Im halfway through doing that, definitely feels wrong though. I’m curious to see if there is a good programatic way of doing it.
Dont you need a pair of broken bits? For mine, bit 6 is broken, because its just x6^y6. So I need to find where the carry bit got swapped to. Or are you suggesting that I swap my bit 6 operation with every other operation until it resolves?
In my input (and I suppose in everyone else’s too) the swaps only occurred within the adder subcircuit for a single bit. In general, however, the way the problem is phrased, any two outputs can be swapped, which can lead to two broken bits per swap (but this just doesn’t happen).
Mine definitely had outputs swapped between adders,
z06was justx06 XOR y06. The circuit was completely broken there.
Every “pair” of bits has the same pattern of AND and XOR, and the previous “carry bit” is passed into the same OR / (XOR + AND) combo to produce an output bit and the next “carry bit”. The “whole chain” is nearly right - otherwise your 44 bit inputs wouldn’t give a 45 bit output - it’s just a few are swapped over. (In my case, anyway - haven’t seen any others.) All my swaps were either in the “same column” of GraphViz output, or the next column.

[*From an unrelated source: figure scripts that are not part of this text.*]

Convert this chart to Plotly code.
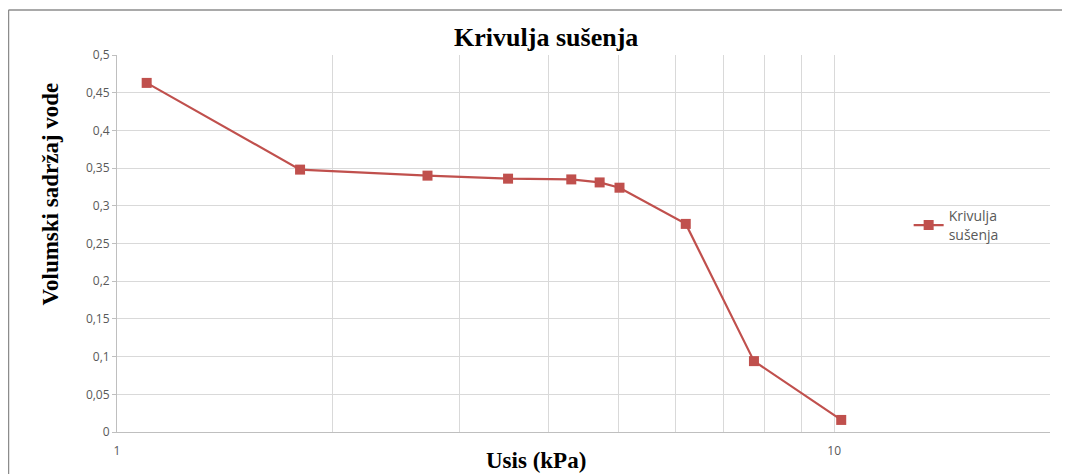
import plotly.graph_objects as go

# Usis (kPa) i volumski sadržaj vode, očitano s grafa
usis = [1.10, 1.80, 2.71, 3.51, 4.30, 4.71, 5.02, 6.21, 7.73, 10.23]
sadrzaj_vode = [0.463, 0.348, 0.340, 0.336, 0.335, 0.331, 0.324, 0.276, 0.094, 0.016]

x_grid = [1, 2, 3, 4, 5, 6, 7, 8, 9, 10, 20]
x_labels = ["1", "", "", "", "", "", "", "", "", "10", ""]

crvena = "#c0504d"
siva_font = "#595959"
siva_grid = "#d9d9d9"

fig = go.Figure()
fig.add_trace(go.Scatter(
    x=usis,
    y=sadrzaj_vode,
    mode="lines+markers",
    name="Krivulja<br>sušenja",
    line=dict(color=crvena, width=2.2),
    marker=dict(symbol="square", size=10, color=crvena),
))

fig.update_layout(
    width=1070,
    height=474,
    margin=dict(l=109, r=28, t=47, b=50, autoexpand=False),
    paper_bgcolor="white",
    plot_bgcolor="white",
    separators=", ",
    title=dict(
        text="<b>Krivulja sušenja</b>",
        x=0.503, xanchor="center",
        y=0.939, yanchor="middle",
        font=dict(family="Liberation Serif", size=26, color="black"),
    ),
    legend=dict(
        x=0.8485, y=0.548, xanchor="left", yanchor="middle",
        font=dict(family="Open Sans", size=14, color=siva_font),
        bgcolor="rgba(0,0,0,0)",
    ),
    showlegend=True,
)

fig.update_xaxes(
    type="log",
    range=[0, 1.3010],
    tickmode="array",
    tickvals=x_grid,
    ticktext=x_labels,
    showgrid=True,
    gridcolor=siva_grid,
    gridwidth=1,
    showline=True,
    linecolor="#bfbfbf",
    ticks="",
    ticklabelstandoff=8,
    tickfont=dict(family="Open Sans", size=12, color=siva_font),
    automargin=False,
    zeroline=False,
)

fig.update_yaxes(
    range=[0, 0.5],
    dtick=0.05,
    showgrid=True,
    gridcolor=siva_grid,
    gridwidth=1,
    showline=True,
    linecolor="#bfbfbf",
    ticks="outside",
    ticklen=4,
    tickcolor="#bfbfbf",
    tickfont=dict(family="Open Sans", size=12, color=siva_font),
    automargin=False,
    zeroline=False,
)

# naslovi osi kao anotacije (u originalu nisu centrirani)
fig.add_annotation(text="<b>Usis (kPa)</b>", xref="paper", yref="paper",
                   x=0.449, y=-0.0769, xanchor="center", yanchor="middle",
                   showarrow=False,
                   font=dict(family="Liberation Serif", size=23, color="black"))
fig.add_annotation(text="<b>Volumski sadržaj vode</b>", xref="paper", yref="paper",
                   x=-0.0718, y=0.630, xanchor="center", yanchor="middle",
                   textangle=-90, showarrow=False,
                   font=dict(family="Liberation Serif", size=23, color="black"))

# okvir grafikona (gornja i lijeva linija)
fig.add_shape(type="line", xref="paper", yref="paper",
              x0=-0.1163, x1=1.04, y0=1.1194, y1=1.1194,
              line=dict(color="#8c8c8c", width=1.5))
fig.add_shape(type="line", xref="paper", yref="paper",
              x0=-0.1163, x1=-0.1163, y0=1.1194, y1=-0.14,
              line=dict(color="#8c8c8c", width=1.5))

fig.write_html("out.html")
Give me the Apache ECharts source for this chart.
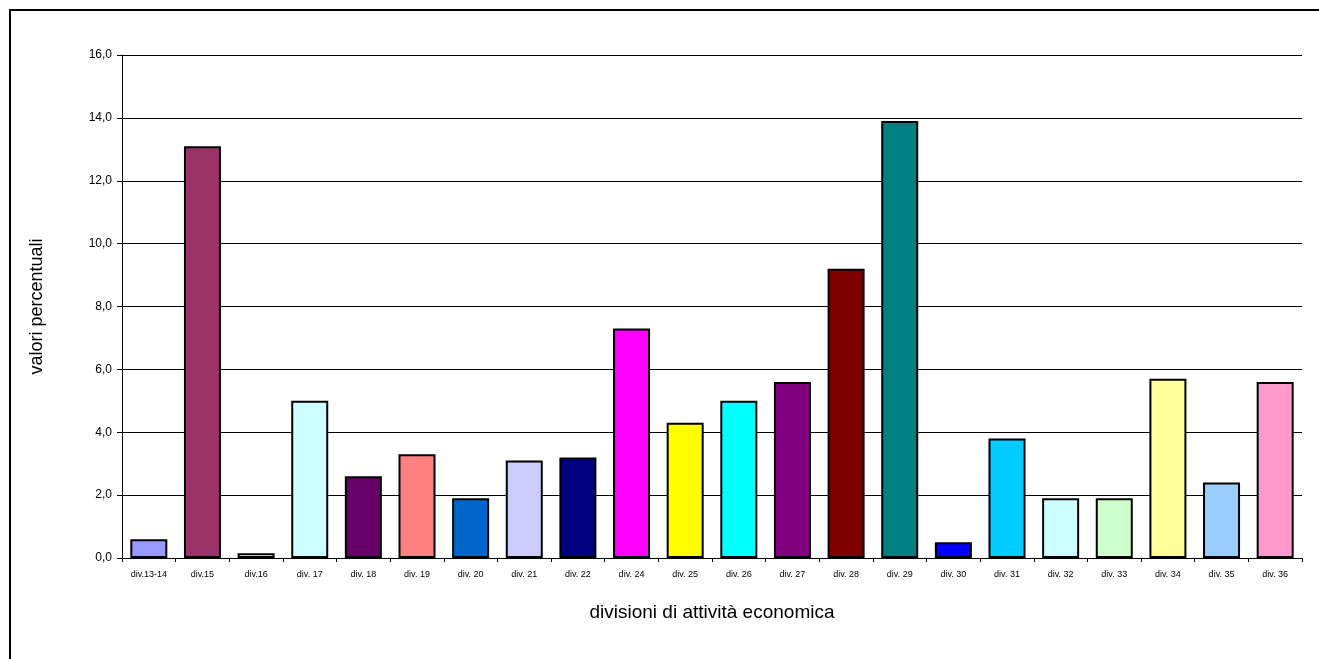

So, yeah. Either “random swaps” with “nearby” outputs, because it’s nearly right and you don’t need to check further away; or use the fact that this is the well-known pattern for adding two numbers in a CPU’s ALU to generate the “correct” sequence, identify which ones are wrong, and output them in alphabetical order… The answer you need doesn’t even require you to pair them up.
I also solved part2 manually today, by outputting the correct addition and program output in binary and then reversing the path for all wrong outputs.
Then I just had to compare that to the formulas for a full adder and I found my swaps pretty quickly that way.
I did all of this in Kotlin and on paper, with a handy helper method to construct the paths.
It’s at the very bottom of this file on Github.
I suspect that comparing the bits and then comparing the paths to the full adder formulas can also be done ‘automatically’ decently easily, but I was too lazy to implement that today.
Yeah, same here. Graphviz to get an overview (although I didn’t actually need it in the end), plus some helper functions. I’ve got an idea for how to do it in code, though, when I get a moment.
If you get it working, would love to see it.
Posted (in the daily thread)! I was initially considering brute force on outputs which are dependencies of the first incorrect bit (but not earlier bits), but in the end I just coded up the checks I was doing by hand.